Я продолжал командовать, и каждое приказание исполнялось быстро и точно, так что корабль мало-помалу стал поворачиваться, как будто морская богиня тянула его лентой, стал в настоящее положение и пошел носом вперед, оставив главный свой якорь в добычу тому, кто пожелает его вытащить. Впрочем, за исключением денежной потери, беда была невелика, потому что на судне находилось еще два якоря.
Однако же я не отдавал рупора и продолжал командовать, пока все паруса не были как следует обрасоплены, канаты натянуты, палубы выметены. Потом я подошел к шкиперу, который все это время стоял, не трогаясь с места, и с удивлением смотрел на меня.
– Извините, капитан, что я вмешался не в свое дело, – сказал я, – но, судя по тому, как вы распоряжались, мы подумали, что вы подрядились поставить нас на пищу рыбам. Теперь мы идем хорошо, вот ваш рупор.
Шкипер не мог еще прийти в себя и взял рупор, не сказав ни слова, а я пошел к моему молодому греку, который уселся на пушке, потому что не мог долго стоять на ногах.
Мы были с ним примерно одного возраста, оба печальны, потому что он болен, а я в изгнании, притом я оказал экипажу услугу, которая расположила ко мне всех пассажиров корабля, все это нас сблизило, и мы скоро подружились.
Этот молодой грек оказался сыном богатого смирненского купца, который три года назад умер. Мать, видя, что сын слаб, и, думая, что ему нужно немного развеяться, отправила его в Константинополь управлять конторой, которую муж ее завел там в последние годы своей жизни. Но молодой человек пробыл там только два месяца и, чувствуя себя все хуже, решился вернуться к родным. Что касается его болезни, которую он называл на французском наречии il sottile malo, то я сразу же увидел, что это легочная чахотка, достигшая уже второго периода.
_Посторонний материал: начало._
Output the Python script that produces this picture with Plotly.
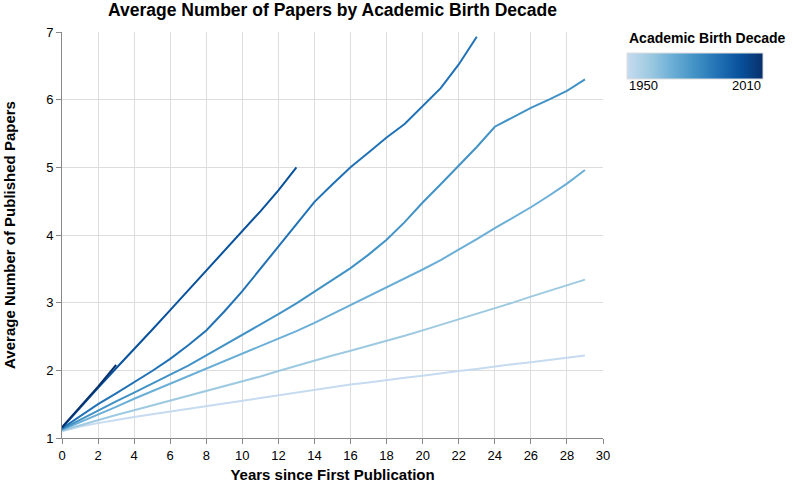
import plotly.graph_objects as go

# ---- data ----
decades = [1950, 1960, 1970, 1980, 1990, 2000, 2010]
papers_1950 = [1.10, 1.17, 1.22, 1.27, 1.31, 1.35, 1.39, 1.43, 1.47, 1.51, 1.56, 1.60, 1.64, 1.68,
               1.71, 1.75, 1.79, 1.82, 1.86, 1.89, 1.92, 1.96, 1.99, 2.02, 2.06, 2.09, 2.12, 2.15, 2.18, 2.22]
papers_1960 = [1.11, 1.19, 1.26, 1.34, 1.41, 1.48, 1.55, 1.62, 1.69, 1.76, 1.83, 1.91, 1.99, 2.07,
               2.15, 2.22, 2.29, 2.36, 2.43, 2.51, 2.59, 2.67, 2.75, 2.83, 2.92, 3.00, 3.09, 3.17, 3.25, 3.34]
papers_1970 = [1.12, 1.23, 1.35, 1.46, 1.58, 1.69, 1.80, 1.91, 2.02, 2.13, 2.24, 2.35, 2.47, 2.58,
               2.70, 2.83, 2.96, 3.09, 3.22, 3.35, 3.49, 3.63, 3.78, 3.94, 4.10, 4.25, 4.41, 4.58, 4.76, 4.96]
papers_1980 = [1.13, 1.27, 1.41, 1.54, 1.67, 1.80, 1.93, 2.07, 2.22, 2.37, 2.52, 2.67, 2.83, 2.99,
               3.16, 3.33, 3.51, 3.71, 3.93, 4.19, 4.48, 4.75, 5.02, 5.30, 5.60, 5.74, 5.88, 6.00, 6.13, 6.30]
papers_1990 = [1.14, 1.32, 1.50, 1.66, 1.82, 1.99, 2.17, 2.37, 2.59, 2.87, 3.17, 3.50, 3.83, 4.17,
               4.49, 4.75, 5.00, 5.22, 5.44, 5.64, 5.90, 6.17, 6.52, 6.93]
papers_2000 = [1.15, 1.45, 1.74, 2.03, 2.31, 2.60, 2.89, 3.18, 3.48, 3.77, 4.06, 4.35, 4.66, 5.00]
papers_2010 = [1.16, 1.46, 1.76, 2.08]
series = [papers_1950, papers_1960, papers_1970, papers_1980, papers_1990, papers_2000, papers_2010]

line_colors = ['#c6dbef', '#9ecae1', '#6baed6', '#4292c6', '#2171b5', '#08519c', '#08306b']

x_ticks = list(range(0, 31, 2))
y_ticks = [1, 2, 3, 4, 5, 6, 7]
legend_labels = ['1950', '2010']

FONT = 'Liberation Sans, Arial, Helvetica, sans-serif'
PLOT_W = 603 - 62
PLOT_H = 438 - 32

fig = go.Figure()
for dec, vals, col in zip(decades, series, line_colors):
    fig.add_trace(go.Scatter(
        x=list(range(len(vals))), y=vals, mode='lines', name=str(dec),
        line=dict(color=col, width=2), showlegend=False,
        hovertemplate='decade %{fullData.name}<br>year %{x}<br>%{y}<extra></extra>'))

# colour legend (gradient)
leg_x = (627 - 62) / PLOT_W
leg_top = (438 - 53) / PLOT_H
scale = [[i / (len(line_colors) - 1), c] for i, c in enumerate(line_colors)]
fig.add_trace(go.Scatter(
    x=[None, None], y=[None, None], mode='markers', showlegend=False, hoverinfo='skip',
    marker=dict(color=[decades[0], decades[-1]], cmin=decades[0], cmax=decades[-1],
                colorscale=scale, showscale=True,
                colorbar=dict(orientation='h', x=leg_x, xanchor='left', y=leg_top, yanchor='top',
                              lenmode='pixels', len=136, thickness=26, xpad=0, ypad=0,
                              outlinewidth=1, outlinecolor='#dddddd',
                              showticklabels=False, ticks=''))))

fig.add_annotation(x=leg_x, y=(438 - 38) / PLOT_H, xref='paper', yref='paper', xanchor='left', yanchor='middle',
                   text='<b>Academic Birth Decade</b>', showarrow=False,
                   font=dict(size=14, color='#000', family=FONT))
fig.add_annotation(x=leg_x, y=(438 - 86) / PLOT_H, xref='paper', yref='paper', xanchor='left', yanchor='middle',
                   text=legend_labels[0], showarrow=False, font=dict(size=13, color='#000', family=FONT))
fig.add_annotation(x=leg_x + 136 / PLOT_W, y=(438 - 86) / PLOT_H, xref='paper', yref='paper',
                   xanchor='right', yanchor='middle',
                   text=legend_labels[1], showarrow=False, font=dict(size=13, color='#000', family=FONT))

fig.update_layout(
    width=794, height=483,
    margin=dict(l=62, r=794 - 603, t=32, b=483 - 438),
    paper_bgcolor='white', plot_bgcolor='white',
    font=dict(family=FONT, color='#000'),
    title=dict(text='<b>Average Number of Papers by Academic Birth Decade</b>',
               x=(62 + 603) / 2 / 794, xanchor='center', y=1 - 10 / 483, yanchor='middle',
               font=dict(size=17.5, color='#000', family=FONT)),
    xaxis=dict(range=[0, 30], tickvals=x_ticks, showgrid=True, gridcolor='#dddddd', gridwidth=1,
               zeroline=False, showline=True, linecolor='#888888', linewidth=1,
               ticks='outside', ticklen=5, tickcolor='#888888', automargin=False,
               tickfont=dict(size=13, color='#000'),
               title=dict(text='<b>Years since First Publication</b>', font=dict(size=15), standoff=8)),
    yaxis=dict(range=[1, 7], tickvals=y_ticks, showgrid=True, gridcolor='#dddddd', gridwidth=1,
               zeroline=False, showline=True, linecolor='#888888', linewidth=1,
               ticks='outside', ticklen=5, tickcolor='#888888', automargin=False,
               tickfont=dict(size=13, color='#000'),
               title=dict(text='<b>Average Number of Published Papers</b>', font=dict(size=15), standoff=26)),
)

fig.write_html('out.html', config={'displayModeBar': False},
               post_script="document.body.style.margin='0';")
Мы проговорили с ним с четверть часа, и я уже знал все подробности его жизни. Я со своей стороны рассказал ему то, что мне уже не нужно было скрывать, потому что я был вне опасности, то есть мою ссору с Борком, нашу дуэль и его смерть, которая заставила меня покинуть службу. Грек сразу же с милой доверчивостью юности предложил мне пожить некоторое время у них в доме, уверяя, что после услуги, которую я оказал ему, меня примут там как родного. Я принял это предложение с таким же простодушием, с каким оно было сделано, и тогда только мы наконец вздумали спросить друг у друга, как кого зовут. Его звали Эммануил Апостоли.
Во время этого разговора я заметил по разным признакам, что положение моего нового приятеля гораздо хуже, чем он сам полагает. Беспрерывное давление в груди, сухой кашель, время от времени харканье кровью, а больше всего инстинктивная печаль на лице его и красные пятна на скулах обличали страшную болезнь. Эти признаки не могли скрыться от меня – в Уильямс-Хаузе я почти всегда бывал с бедной моей матушкой при ее медицинских посещениях и очень часто с доктором. Наблюдая за их действиями, я приобрел столько познаний в медицине и хирургии, что мог лечить некоторые известные болезни, умел пускать кровь, перевязывать и залечивать раны. Врача на корабле не было, но был, как заведено, ящик с медикаментами, и я принялся лечить Апостоли. Конечно, я и не думал вернуть ему здоровье, но надеялся, по крайней мере, поддержать его и облегчить страдания несчастного. Это было не так сложно: в чахотке нужны не лекарства, а советы, как держать себя. Расспросив, что он чувствует и как его врачевали ранее, я советовал ему питаться только легкими отварами и овощами и надеть фланель, и прибавил, что пущу ему кровь, если давление в груди не пройдет. Бедняга Апостоли был твердо убежден, что я так же сведущ во врачебной науке, как и по морской части, печально улыбнулся и обещал во всем меня слушаться.
Не могу выразить, как мне приятно было в тогдашнем моем расположении духа встретить молодого человека, в чистую душу которого я мог изливать все, чем была наполнена моя душа. Апостоли говорил мне о своей сестре, по его словам, хорошенькой, как ангел, о своей матери, которая любила его без памяти, потому что другого сына у нее не было, потом о своем отечестве, которое стонало тогда под игом турок. Я со своей стороны рассказывал ему о Уильямс-Хаузе и его обитателях, о батюшке, о матушке, Томе, даже о старом докторе, уроками которого я теперь, через десять лет, в двух тысячах миль воспользовался, и мне легче было снести изгнание, которому я добровольно подвергался, и угрызения совести, которые всегда терзают убийцу, как бы его ни оправдывали обстоятельства.